Pass the butter, please! Nothing makes mashed potatoes even more creamy and delicious than a generous addition of butter. Unfortunately, this tasty high-fat additive comes at a high cost. Heartburn. Fatty foods such as butter and certain vegetable oils increase the risk of heartburn.  


Speak with your primary care doctor about occasional heartburn prevention so you can enjoy the foods you like in moderation. See a gastroenterologist if you experience heartburn regularly and:

  • Have a family history of gastrointestinal conditions
  • Have swallowing issues or weight loss
  • Acid reflux does not go away from diet changes



What fall foods can I eat or drink if I have heartburn?

Apple cider
is a refreshing and popular fall drink. Apple cider is low in acidity, so it may not cause a bad case of heartburn. Apple cider is also rich in polyphenols, a natural antioxidant that eases inflammation in your body and has a variety of other digestive health benefits, including relief from constipation or irritable bowel syndrome. Apple cider can also help relax your gut, which can help promote healthier digestion. 


Related content: Understand ulcerative colitis and gain control of your gut.

Pumpkin oatmeal cookies. Your guests can leave their heartburn worries at the door when they enter your home for a fall gathering! Because oatmeal is dense in fiber, it helps to maintain healthy levels of stomach acid, which makes it a great and safe choice for heartburn sufferers. The fiber in oatmeal also works to keep your stomach feeling full, allowing you to indulge, but not too much, while still feeling satisfied from a delicious-tasting cookie.
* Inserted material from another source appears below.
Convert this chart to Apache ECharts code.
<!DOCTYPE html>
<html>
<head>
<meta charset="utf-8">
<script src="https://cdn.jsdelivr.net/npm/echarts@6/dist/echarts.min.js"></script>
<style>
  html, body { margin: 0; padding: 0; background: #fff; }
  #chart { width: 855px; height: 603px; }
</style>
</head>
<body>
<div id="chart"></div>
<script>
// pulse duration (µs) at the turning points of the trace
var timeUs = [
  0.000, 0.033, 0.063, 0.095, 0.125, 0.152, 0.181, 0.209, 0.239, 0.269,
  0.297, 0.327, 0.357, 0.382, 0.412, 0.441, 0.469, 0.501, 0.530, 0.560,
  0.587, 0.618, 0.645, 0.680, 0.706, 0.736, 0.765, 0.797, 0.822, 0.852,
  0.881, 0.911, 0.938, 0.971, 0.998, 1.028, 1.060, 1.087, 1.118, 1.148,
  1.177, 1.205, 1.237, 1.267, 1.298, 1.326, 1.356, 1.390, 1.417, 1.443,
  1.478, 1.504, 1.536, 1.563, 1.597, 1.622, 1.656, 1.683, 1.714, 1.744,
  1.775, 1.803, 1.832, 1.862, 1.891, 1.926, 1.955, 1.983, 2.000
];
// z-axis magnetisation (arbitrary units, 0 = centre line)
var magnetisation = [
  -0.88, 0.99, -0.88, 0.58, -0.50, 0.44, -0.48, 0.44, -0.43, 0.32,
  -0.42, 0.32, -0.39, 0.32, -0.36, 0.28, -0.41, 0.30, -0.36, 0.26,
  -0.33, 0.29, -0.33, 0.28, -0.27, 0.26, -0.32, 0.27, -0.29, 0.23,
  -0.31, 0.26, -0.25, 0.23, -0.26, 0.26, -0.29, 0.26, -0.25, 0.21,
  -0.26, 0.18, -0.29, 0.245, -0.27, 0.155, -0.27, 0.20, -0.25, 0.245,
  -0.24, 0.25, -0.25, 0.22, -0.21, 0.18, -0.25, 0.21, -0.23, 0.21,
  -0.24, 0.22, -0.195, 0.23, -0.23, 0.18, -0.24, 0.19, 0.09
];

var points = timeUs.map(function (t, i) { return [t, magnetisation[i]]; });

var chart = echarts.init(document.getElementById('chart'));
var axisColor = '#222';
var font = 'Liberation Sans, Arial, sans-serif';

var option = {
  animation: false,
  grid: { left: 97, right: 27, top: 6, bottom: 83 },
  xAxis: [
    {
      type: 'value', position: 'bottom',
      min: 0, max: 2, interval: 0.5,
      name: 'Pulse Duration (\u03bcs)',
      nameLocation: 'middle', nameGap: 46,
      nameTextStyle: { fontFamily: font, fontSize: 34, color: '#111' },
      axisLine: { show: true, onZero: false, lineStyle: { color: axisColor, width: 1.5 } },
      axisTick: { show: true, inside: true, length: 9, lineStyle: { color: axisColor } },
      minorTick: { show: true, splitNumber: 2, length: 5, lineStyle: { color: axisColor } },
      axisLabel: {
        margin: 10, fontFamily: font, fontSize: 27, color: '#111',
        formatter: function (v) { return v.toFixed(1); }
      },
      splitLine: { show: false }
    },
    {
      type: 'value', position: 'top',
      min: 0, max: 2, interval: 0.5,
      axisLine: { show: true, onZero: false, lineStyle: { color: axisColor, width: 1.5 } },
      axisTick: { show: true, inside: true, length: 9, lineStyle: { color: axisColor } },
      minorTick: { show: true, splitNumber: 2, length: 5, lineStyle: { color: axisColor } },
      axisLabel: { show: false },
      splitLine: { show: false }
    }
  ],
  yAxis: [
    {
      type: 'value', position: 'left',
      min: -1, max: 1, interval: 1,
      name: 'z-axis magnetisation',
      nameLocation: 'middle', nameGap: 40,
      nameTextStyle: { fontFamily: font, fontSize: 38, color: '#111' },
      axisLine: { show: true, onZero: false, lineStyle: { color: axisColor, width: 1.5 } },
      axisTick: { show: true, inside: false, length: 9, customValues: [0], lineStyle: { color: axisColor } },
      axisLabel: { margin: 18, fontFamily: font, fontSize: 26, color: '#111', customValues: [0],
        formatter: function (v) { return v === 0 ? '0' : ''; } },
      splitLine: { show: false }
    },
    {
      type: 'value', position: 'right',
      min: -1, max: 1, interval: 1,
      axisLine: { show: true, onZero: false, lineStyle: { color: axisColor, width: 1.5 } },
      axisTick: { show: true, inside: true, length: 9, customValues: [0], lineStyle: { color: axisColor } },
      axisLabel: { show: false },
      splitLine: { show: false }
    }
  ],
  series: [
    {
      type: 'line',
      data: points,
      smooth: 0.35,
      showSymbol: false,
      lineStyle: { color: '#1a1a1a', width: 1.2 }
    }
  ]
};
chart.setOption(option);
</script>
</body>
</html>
Decaffeinated ginger tea can offer you a warm and comforting feeling during the chilly fall season while allowing you to avoid heartburn symptoms. Ginger root is one of the most commonly eaten dietary condiments in the world, according to the National Library of Medicine. Ginger has been used as a therapeutic and medicinal plant for thousands of years and can be eaten in a variety of ways. Ginger has been used to relieve indigestion and nausea and has anti-inflammatory properties. It is a member of the plant family that includes cardamom and turmeric.

Fall harvest salad with butternut squash. Leafy greens like spinach and lettuce are packed with fiber, which is great for keeping stomach acid levels low. These mild greens are also alkaline, so they won’t cause gas. Butternut squash is rich in vitamin C and high in fiber, so it will keep you feeling full. Just avoid adding citrus, onions or high-fat oils to this light fall fare so as not to trigger heartburn or acid reflux symptoms.
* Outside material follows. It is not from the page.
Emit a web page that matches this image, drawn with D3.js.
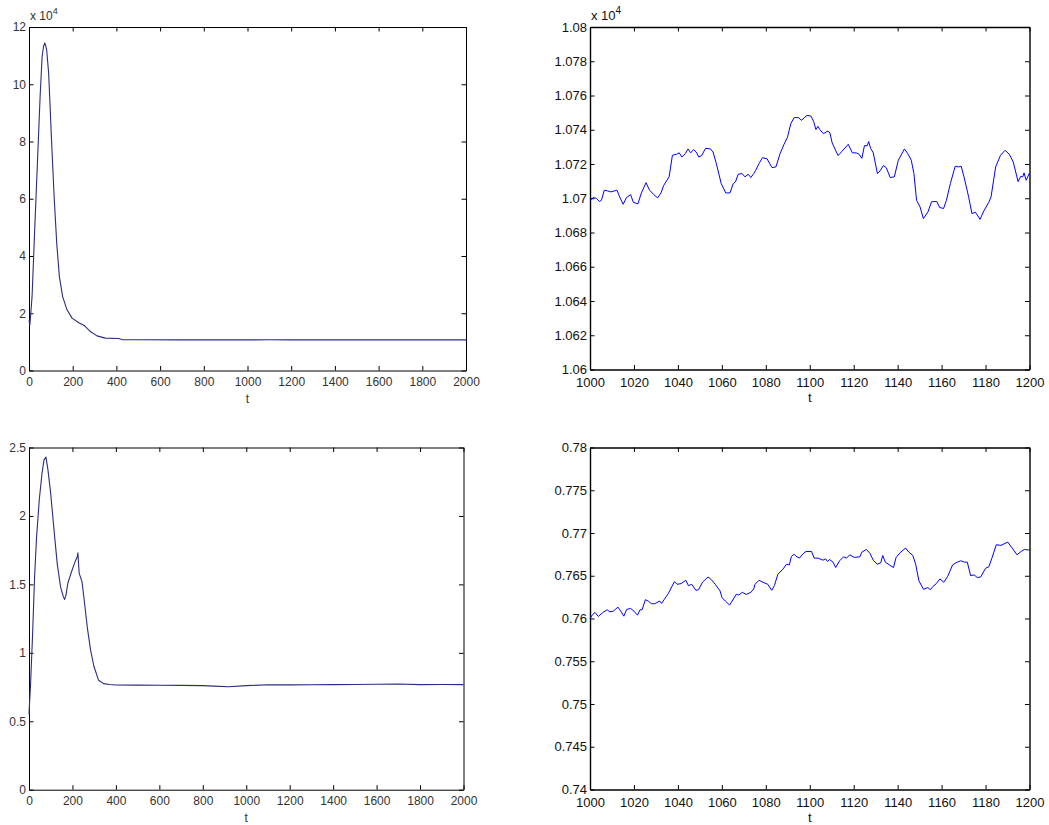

Roasted pumpkin puree. Keep the heartburn at bay and opt to have some delicious pumpkin. Commonly mistaken as a vegetable, this beta carotene-rich fruit has a wide variety of health benefits. Beta carotene is an antioxidant that the body turns into vitamin A to help keep our organs strong.
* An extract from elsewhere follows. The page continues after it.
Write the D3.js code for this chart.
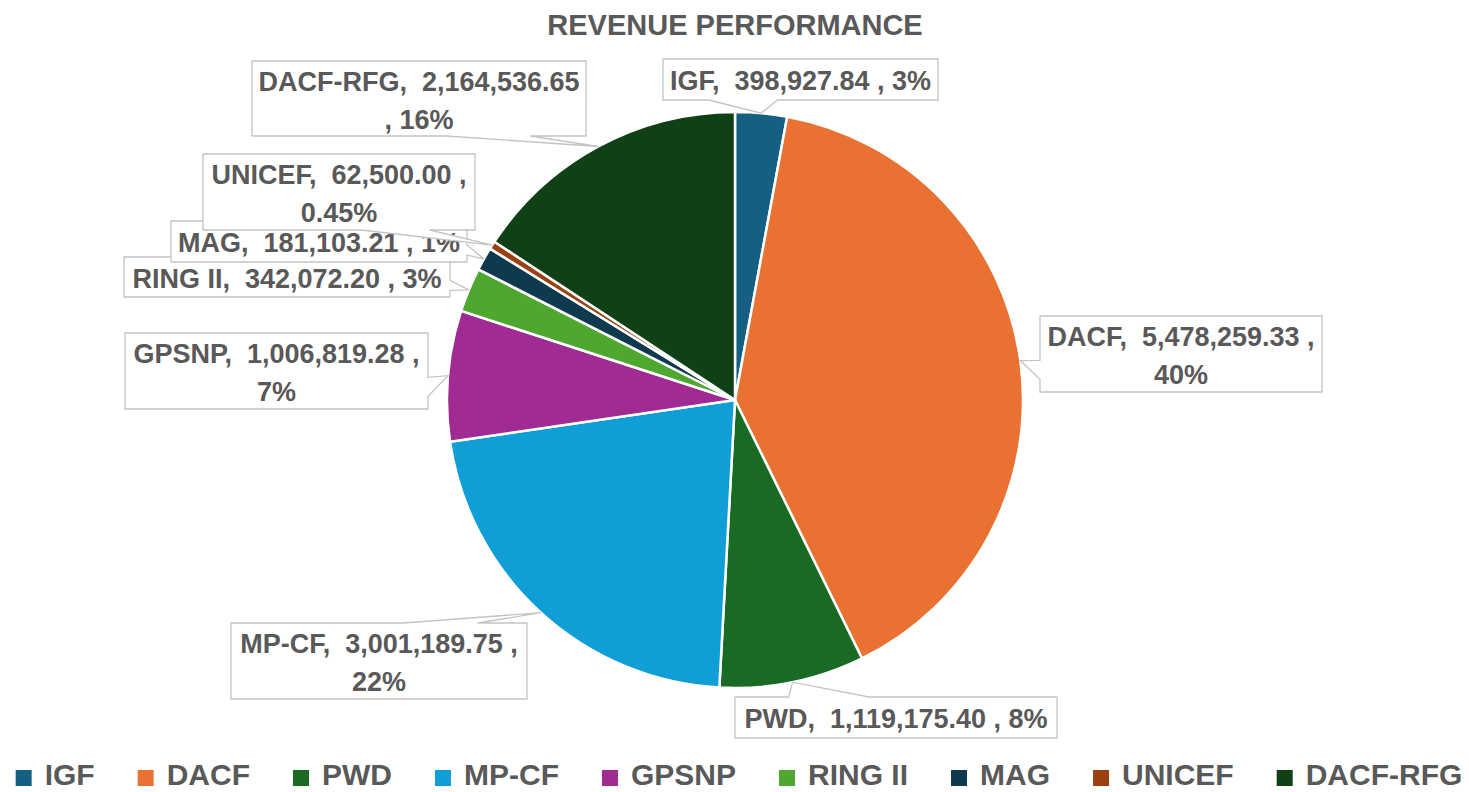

Pumpkins also provide great digestive health benefits because they are naturally dense in fiber–a necessary digestive component that reduces or relieves constipation and helps keep our stomach feeling full. Pumpkin can be enjoyed in many ways, but roasted pumpkin, pumpkin puree, pumpkin hummus and even roasted pumpkin seeds are the most popular. Use organic pumpkin if possible.

Baked salmon with roasted fall vegetables is a wonderful fall dish and perfect for those who suffer from heartburn. Because salmon is a lean protein it has less fat than other meats, so eating it reduces the chances you will have heartburn symptoms or acid reflux. Salmon is also packed with healthy fat. Omega-3 fatty acids help keep your body healthy by making your cells stronger.

Root vegetables like carrots, potatoes and parsnips pair well with salmon. Asparagus works nicely too! If possible, go for wild-caught salmon rather than farm-raised and use organic vegetables.  



The bottom line: Heartburn is an uncomfortable, burning feeling in your chest caused by acid reflux no matter what time of year it is. Spicy foods high in fat are common heartburn triggers, as well as garlic, onions and citrus fruits. Caffeine and alcohol also trigger heartburn symptoms.

Opt to eat foods high in fiber, whole-grain foods that absorb stomach acid or leafy greens and root vegetables that are alkaline. If your favorite foods are causing you heartburn, speak with your doctor about ways you can still enjoy those foods.